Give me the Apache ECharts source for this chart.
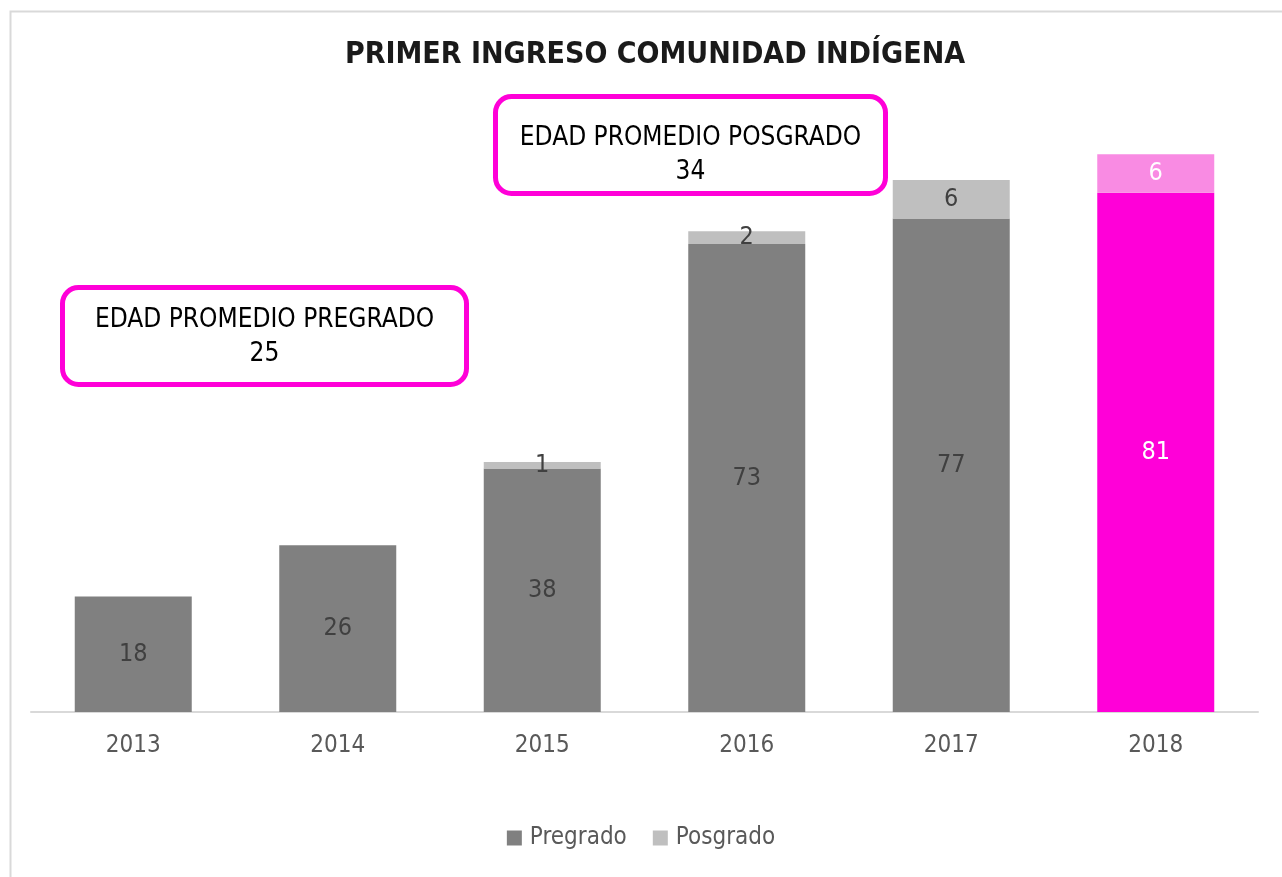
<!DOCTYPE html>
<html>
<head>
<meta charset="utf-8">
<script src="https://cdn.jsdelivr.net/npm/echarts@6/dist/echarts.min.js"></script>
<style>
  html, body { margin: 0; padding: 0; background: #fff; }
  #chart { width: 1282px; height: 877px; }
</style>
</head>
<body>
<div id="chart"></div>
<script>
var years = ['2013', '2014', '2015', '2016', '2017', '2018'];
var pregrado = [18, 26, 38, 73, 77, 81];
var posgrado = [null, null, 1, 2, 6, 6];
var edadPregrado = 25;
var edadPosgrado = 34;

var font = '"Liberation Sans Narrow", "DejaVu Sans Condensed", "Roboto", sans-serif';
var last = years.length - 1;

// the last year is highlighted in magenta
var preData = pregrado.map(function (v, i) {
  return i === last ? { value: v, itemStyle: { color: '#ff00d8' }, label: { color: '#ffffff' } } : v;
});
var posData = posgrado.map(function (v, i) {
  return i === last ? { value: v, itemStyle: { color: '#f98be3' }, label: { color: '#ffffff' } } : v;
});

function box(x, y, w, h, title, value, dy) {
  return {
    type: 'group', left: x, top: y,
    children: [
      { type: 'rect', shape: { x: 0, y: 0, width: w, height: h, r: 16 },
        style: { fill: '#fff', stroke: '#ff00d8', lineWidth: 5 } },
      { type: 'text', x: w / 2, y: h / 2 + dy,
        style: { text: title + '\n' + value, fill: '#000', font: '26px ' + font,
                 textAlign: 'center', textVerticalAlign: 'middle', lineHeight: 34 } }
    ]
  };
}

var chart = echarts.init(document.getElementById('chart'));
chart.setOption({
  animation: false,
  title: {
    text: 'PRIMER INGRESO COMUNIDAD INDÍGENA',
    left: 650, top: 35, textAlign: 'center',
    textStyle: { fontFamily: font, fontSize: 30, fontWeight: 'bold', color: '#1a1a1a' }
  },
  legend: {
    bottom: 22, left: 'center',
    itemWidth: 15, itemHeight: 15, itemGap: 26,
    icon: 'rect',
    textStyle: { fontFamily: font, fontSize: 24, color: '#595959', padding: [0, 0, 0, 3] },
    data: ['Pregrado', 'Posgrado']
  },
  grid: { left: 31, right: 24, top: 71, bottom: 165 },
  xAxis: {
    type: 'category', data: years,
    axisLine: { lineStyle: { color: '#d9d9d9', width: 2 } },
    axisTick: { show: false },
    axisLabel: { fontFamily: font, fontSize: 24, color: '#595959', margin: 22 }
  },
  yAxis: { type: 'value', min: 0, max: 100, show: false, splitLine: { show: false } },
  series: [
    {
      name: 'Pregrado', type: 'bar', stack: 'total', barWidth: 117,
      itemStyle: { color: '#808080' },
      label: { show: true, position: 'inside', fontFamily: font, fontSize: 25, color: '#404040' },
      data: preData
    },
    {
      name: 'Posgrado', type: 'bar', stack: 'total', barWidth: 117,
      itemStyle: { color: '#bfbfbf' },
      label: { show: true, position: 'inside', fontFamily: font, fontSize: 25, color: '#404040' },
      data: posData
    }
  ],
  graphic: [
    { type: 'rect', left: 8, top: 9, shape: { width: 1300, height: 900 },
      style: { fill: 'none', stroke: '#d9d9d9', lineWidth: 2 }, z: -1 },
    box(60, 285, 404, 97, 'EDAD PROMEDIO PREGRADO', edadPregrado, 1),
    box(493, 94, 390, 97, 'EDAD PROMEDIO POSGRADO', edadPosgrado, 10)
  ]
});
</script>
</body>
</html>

+===+

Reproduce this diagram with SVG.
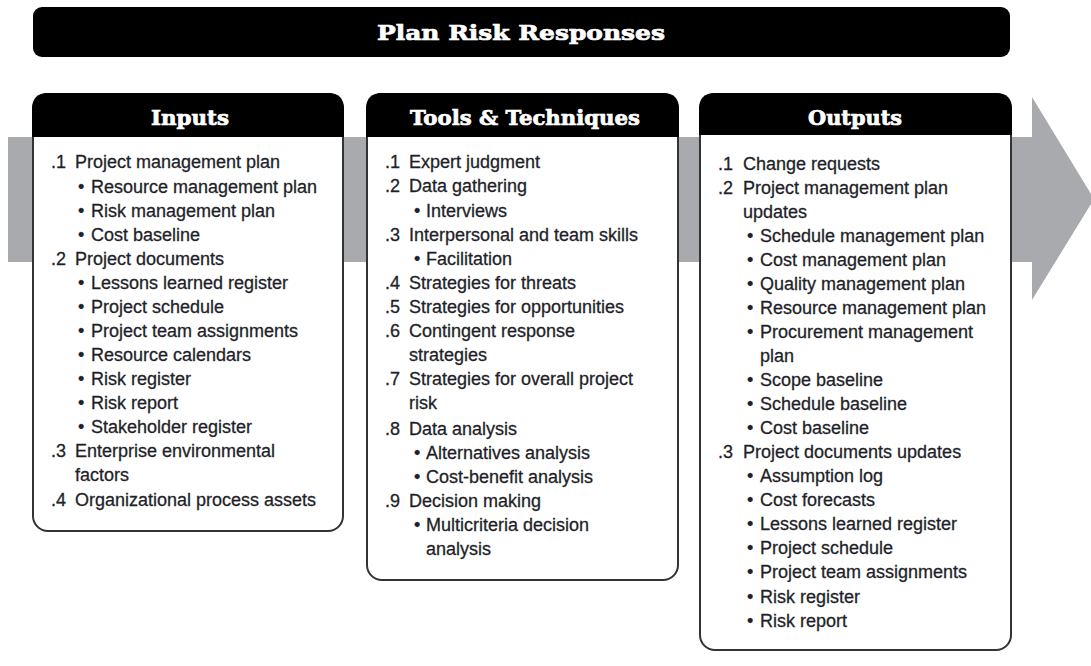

+===+

What is asked
Lines in the records that hold the word "this" are to be counted; give only the total.

Solution to the problem
2